Probolinggo – Pernyataan Bupati Probolinggo, Dr. Mohamad Haris, yang melarang pejabat di lingkungan Organisasi Perangkat Daerah (OPD) untuk “menernak LSM dan wartawan” terus menjadi bola panas di ruang publik. Bukannya mereda, klarifikasi yang disampaikan sang Bupati justru menimbulkan tafsir baru di tengah masyarakat.
Pernyataan itu pertama kali diucapkan dalam pelantikan pejabat eselon II di Pendopo Prasaja Ngesti Wibawa, Senin (20/10/2025). Saat itu, Bupati Haris menegaskan agar para pejabat tidak memanfaatkan media dan LSM untuk kepentingan pribadi atau membangun citra semu.
Namun, pernyataan tersebut justru menjadi bumerang. Sejumlah kalangan menilai bahwa yang paling sering menjalin kedekatan dan membangun komunikasi intens dengan media maupun LSM justru Bupati sendiri. Kritik ini pun menyeruak tajam di media sosial dan forum publik.
“Kalau bicara siapa yang paling banyak berinteraksi dan dekat dengan media serta LSM, ya jelas Bupatinya sendiri. Jadi lucu kalau sekarang justru pejabat yang disalahkan,” ujar salah satu tokoh masyarakat Probolinggo yang enggan disebutkan namanya.
Klarifikasi Bupati Tak Redam Sorotan
Menanggapi kritik tersebut, Bupati Haris memberikan klarifikasi melalui sejumlah media online. Ia menyebut bahwa ucapannya bukan ditujukan kepada wartawan atau aktivis LSM, melainkan sebagai bentuk teguran keras kepada pejabat yang memanfaatkan hubungan pribadi untuk kepentingan tertentu.
“Saya mohon maaf secara pribadi.
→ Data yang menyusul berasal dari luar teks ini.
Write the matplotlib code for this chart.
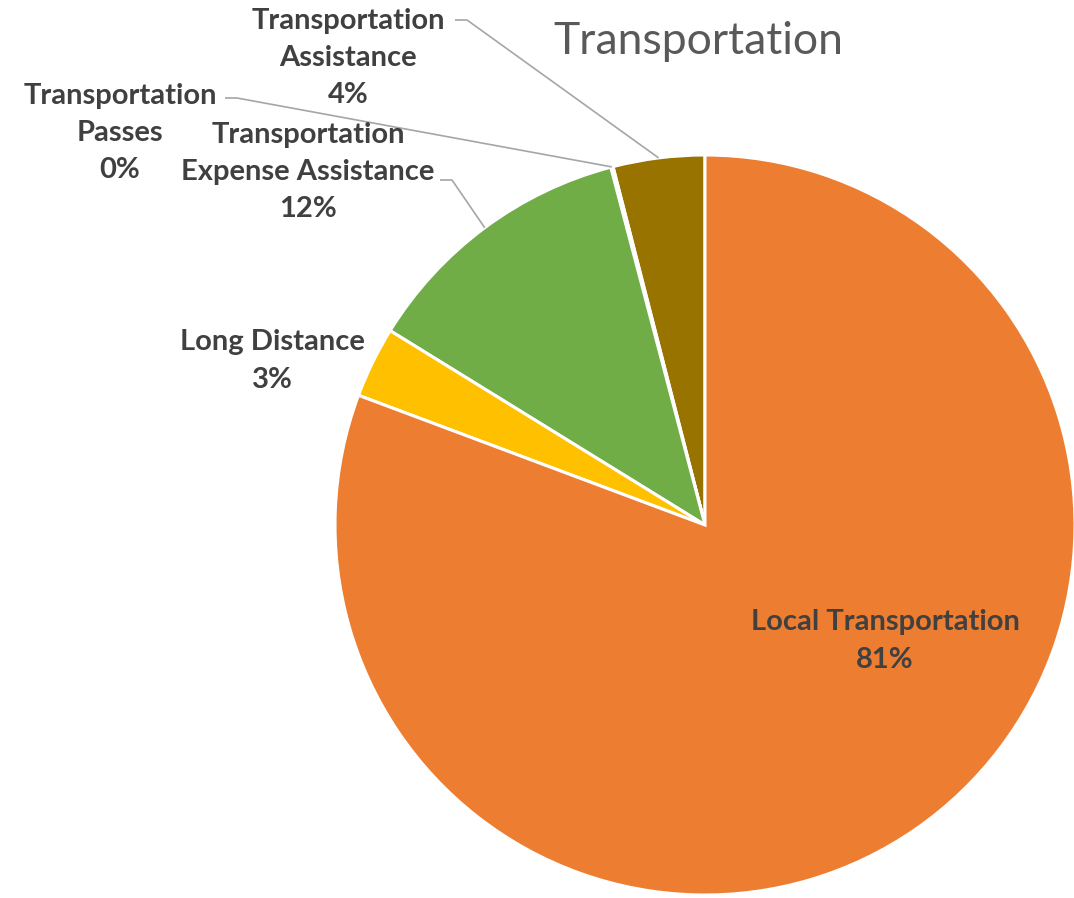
import numpy as np
import matplotlib.pyplot as plt
import matplotlib as mpl

# --- Data -------------------------------------------------------
categories = [
    "Transportation\nAssistance",
    "Transportation\nPasses",
    "Transportation\nExpense Assistance",
    "Long Distance",
    "Local Transportation",
]
shares = [4.0, 0.1, 12.1, 3.1, 80.7]
colors = ["#997300", "#255E91", "#70AD47", "#FFC000", "#ED7D31"]

mpl.rcParams["font.family"] = ["Lato", "DejaVu Sans"]

# pixel helpers (pie centre at 705,525, radius 370 px)
CX, CY, R = 705, 525, 370


def px(x, y):
    return ((x - CX) / R, (CY - y) / R)


fig = plt.figure(figsize=(10.74, 8.98), dpi=100)
ax = fig.add_axes([0, 0, 1, 1])

wedges, _ = ax.pie(
    shares,
    colors=colors,
    startangle=90,
    counterclock=True,
    radius=1,
    wedgeprops=dict(edgecolor="white", linewidth=2.2),
)

ax.set_xlim(-CX / R, (1074 - CX) / R)
ax.set_ylim((CY - 898) / R, CY / R)
ax.set_aspect("equal")
ax.axis("off")

# label positions (text centre, px) and optional leader elbow
label_pos = [(348, 58), (120, 133), (308, 172), (272, 361), (885, 641)]
elbows = [(467, 20), (237, 98), (452, 180), None, None]

total = sum(shares)
for w, name, val, pos, elb in zip(wedges, categories, shares, label_pos, elbows):
    theta = np.deg2rad((w.theta1 + w.theta2) / 2)
    pct = round(val / total * 100)
    ax.text(*px(*pos), f"{name}\n{pct}%", ha="center", va="center",
            fontsize=21, fontweight="bold", color="#404040", linespacing=1.53)
    if elb is not None:
        ex, ey = px(*elb)
        ax.plot([ex - 12 / R, ex, np.cos(theta)], [ey, ey, np.sin(theta)],
                color="#a6a6a6", lw=1.2, solid_capstyle="butt")

ax.text(*px(698, 42), "Transportation", ha="center", va="center",
        fontsize=32, color="#595959")

fig.savefig("out.png", dpi=100)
Tidak mungkin saya menyamakan sahabat-sahabat media dan LSM dengan ‘ternak’. Itu hanya teguran bagi pejabat yang menyalahgunakan hubungan dengan mereka,” ujar Bupati Haris dalam pernyataannya.
Meski begitu, klarifikasi tersebut belum sepenuhnya meredam persepsi publik. Di lapangan, justru muncul pandangan bahwa hubungan Bupati dengan sejumlah kalangan media dan LSM terlihat begitu dekat — mulai dari dukungan dalam kegiatan bersama hingga komunikasi politik yang terjalin intens.
Beberapa pihak menilai, pesan moral semacam itu seharusnya disampaikan dengan keteladanan, bukan sekadar teguran. Sebab, jika pemimpin daerah justru menampilkan hal serupa, maka pesan tersebut kehilangan makna dan berpotensi menjadi bahan cibiran.
Kritik atas Gaya Komunikasi Publik
Pengamat kebijakan publik menilai, fenomena ini menjadi refleksi penting tentang pentingnya kehati-hatian seorang kepala daerah dalam berkomunikasi. Di era keterbukaan informasi, setiap ucapan pejabat publik dapat dengan cepat membentuk persepsi dan memengaruhi kepercayaan masyarakat.
“Komunikasi publik seorang pemimpin tidak hanya soal isi pesan, tapi juga konteks dan keteladanan. Jika tidak hati-hati, pesan yang baik bisa berubah menjadi kontroversi,” ujar seorang akademisi yang enggan menyebutkan namanya.
Harapan untuk Sinergi Positif
Di tengah polemik yang berkembang, Bupati Haris tetap menyampaikan apresiasi terhadap insan pers dan LSM yang selama ini bersinergi dengan pemerintah daerah. Ia berharap kerja sama itu tetap terjalin demi kemajuan dan kesejahteraan masyarakat Probolinggo.
“Kami tetap menghargai peran media dan LSM sebagai mitra strategis pemerintah daerah. Sinergi ini penting agar pembangunan berjalan transparan dan akuntabel,” tegasnya.
Polemik ini menjadi pembelajaran publik bahwa kepemimpinan bukan hanya diukur dari kebijakan dan tindakan, tetapi juga dari kemampuan menjaga harmoni dalam komunikasi sosial-politik. Di era digital yang serba cepat, satu kalimat bisa berbuah simpati — atau sebaliknya, menciptakan badai opini.